Bridge loans are tools. They are most effective when used with a clear sale plan, honest cost estimates, and tight coordination with your lender, agent, and title company. If you want to write a competitive offer in Grapevine without a sale contingency and you have strong equity, a bridge loan can give you the confidence and flexibility to move once and move well.
If you would like a private, step-by-step consult on timing, cost scenarios, and local lender options, connect with the trusted advisors at Day & Cantu Luxury Homes Group with eXp Luxury. We will help you weigh your choices, protect your downside, and move on your ideal timeline.
FAQs
How do bridge loans help me buy in Grapevine before selling?
- A bridge loan unlocks your equity to fund your next purchase now, so you can make a strong, non-contingent offer and then pay off the bridge when your current home sells.
What does a bridge loan cost compared to a HELOC?
- Bridge loans usually carry higher rates and fees than HELOCs due to their short term and risk, so ask lenders for written quotes on both options and compare total cost over your expected timeline.

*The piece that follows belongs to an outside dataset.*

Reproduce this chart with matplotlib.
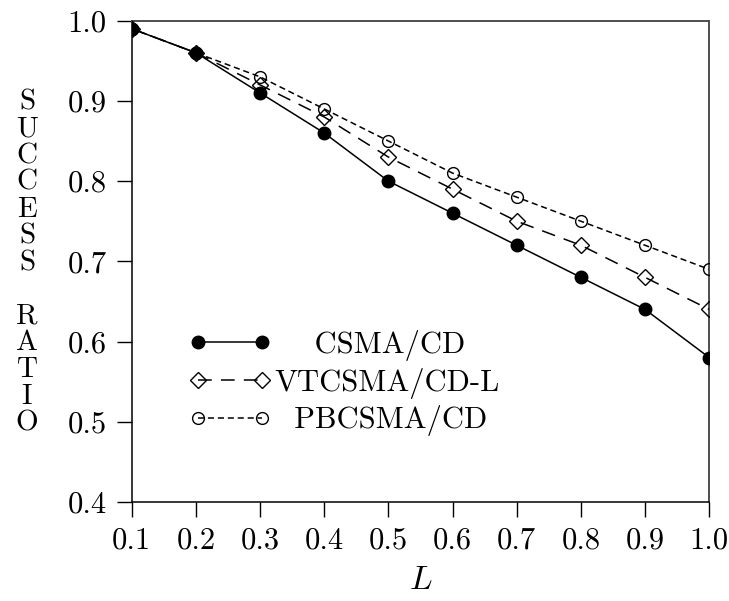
import matplotlib
matplotlib.use("Agg")
import matplotlib.pyplot as plt

plt.rcParams['font.family'] = ['cmr10', 'DejaVu Serif']
plt.rcParams['mathtext.fontset'] = 'cm'
plt.rcParams['axes.formatter.use_mathtext'] = True

L = [0.1, 0.2, 0.3, 0.4, 0.5, 0.6, 0.7, 0.8, 0.9, 1.0]
csma = [0.99, 0.96, 0.91, 0.86, 0.80, 0.76, 0.72, 0.68, 0.64, 0.58]
vtcsma = [0.99, 0.96, 0.92, 0.88, 0.83, 0.79, 0.75, 0.72, 0.68, 0.64]
pbcsma = [0.99, 0.96, 0.93, 0.89, 0.85, 0.81, 0.78, 0.75, 0.72, 0.69]
labels = ["CSMA/CD", "VTCSMA/CD-L", "PBCSMA/CD"]
xticks = [0.1, 0.2, 0.3, 0.4, 0.5, 0.6, 0.7, 0.8, 0.9, 1.0]
yticks = [0.4, 0.5, 0.6, 0.7, 0.8, 0.9, 1.0]

fig = plt.figure(figsize=(7.29, 6.01), dpi=100)
ax = fig.add_axes([131.7 / 729, 1 - 502 / 601, (709.3 - 131.7) / 729, (502 - 20.7) / 601])

ax.plot(L, pbcsma, color='black', lw=1.1, ls=(0, (4, 2.5)), marker='o', ms=8.5,
        mfc='none', mec='black', mew=1.0, label="  " + labels[2], zorder=3)
ax.plot(L, vtcsma, color='black', lw=1.1, ls=(0, (9, 6)), marker='D', ms=8,
        mfc='none', mec='black', mew=1.0, label=labels[1], zorder=3)
ax.plot(L, csma, color='black', lw=1.1, ls='-', marker='o', ms=9,
        mfc='black', mec='black', label="    " + labels[0], zorder=4)

ax.set_xlim(0.1, 1.0)
ax.set_ylim(0.4, 1.0)
ax.set_xticks(xticks)
ax.set_xticklabels([f"{v:.1f}" for v in xticks])
ax.set_yticks(yticks)
ax.set_yticklabels([f"{v:.1f}" for v in yticks])
ax.tick_params(direction='out', length=11, width=1.0, labelsize=22, pad=7,
               top=False, right=False)

for s in ['top', 'right']:
    ax.spines[s].set_linestyle((0, (1, 1)))
    ax.spines[s].set_color('0.25')
    ax.spines[s].set_linewidth(1.3)
for s in ['left', 'bottom']:
    ax.spines[s].set_linewidth(1.1)

ax.set_xlabel(r"$L$", fontsize=24, labelpad=8)

fig.text(27 / 729, 1 - 263 / 601, "S\nU\nC\nC\nE\nS\nS\n\nR\nA\nT\nI\nO",
         ha='center', va='center', fontsize=21, linespacing=1.02)

handles, labs = ax.get_legend_handles_labels()
order = [2, 1, 0]
leg = ax.legend([handles[i] for i in order], [labs[i] for i in order],
                loc='lower left', bbox_to_anchor=(0.051, 0.079), frameon=False,
                numpoints=2, handlelength=2.7, handletextpad=0.1,
                labelspacing=0.22, fontsize=22, borderpad=0.4)

fig.savefig("out.png", dpi=100)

Will a bridge loan affect approval for my new mortgage?
- It can, because the bridge may be counted as current debt, which impacts your debt-to-income ratio, so plan payoff timing with your lender to avoid surprises.
How long do I have to repay a bridge loan in Texas?
- Many terms run 3 to 12 months, with some lenders offering extensions, so confirm exact timing and any extension fees before you commit.
Do bridge loans in Tarrant County require a separate closing?
- Yes, the bridge loan has its own closing and lien documents, and your title company will need payoff instructions to release the lien when your sale closes.
What documents will my bridge lender ask for?
- Expect income verification, credit checks, appraisals, HOA documents if applicable, title reports, tax records, and statements showing reserves and mortgage payoffs.
Are there alternatives if I want to avoid a bridge loan?
- Consider a sale contingency, simultaneous closings, a HELOC or equity loan, temporary financing from your lender, a rent-back, or a builder’s buy-before-you-sell program, depending on fit.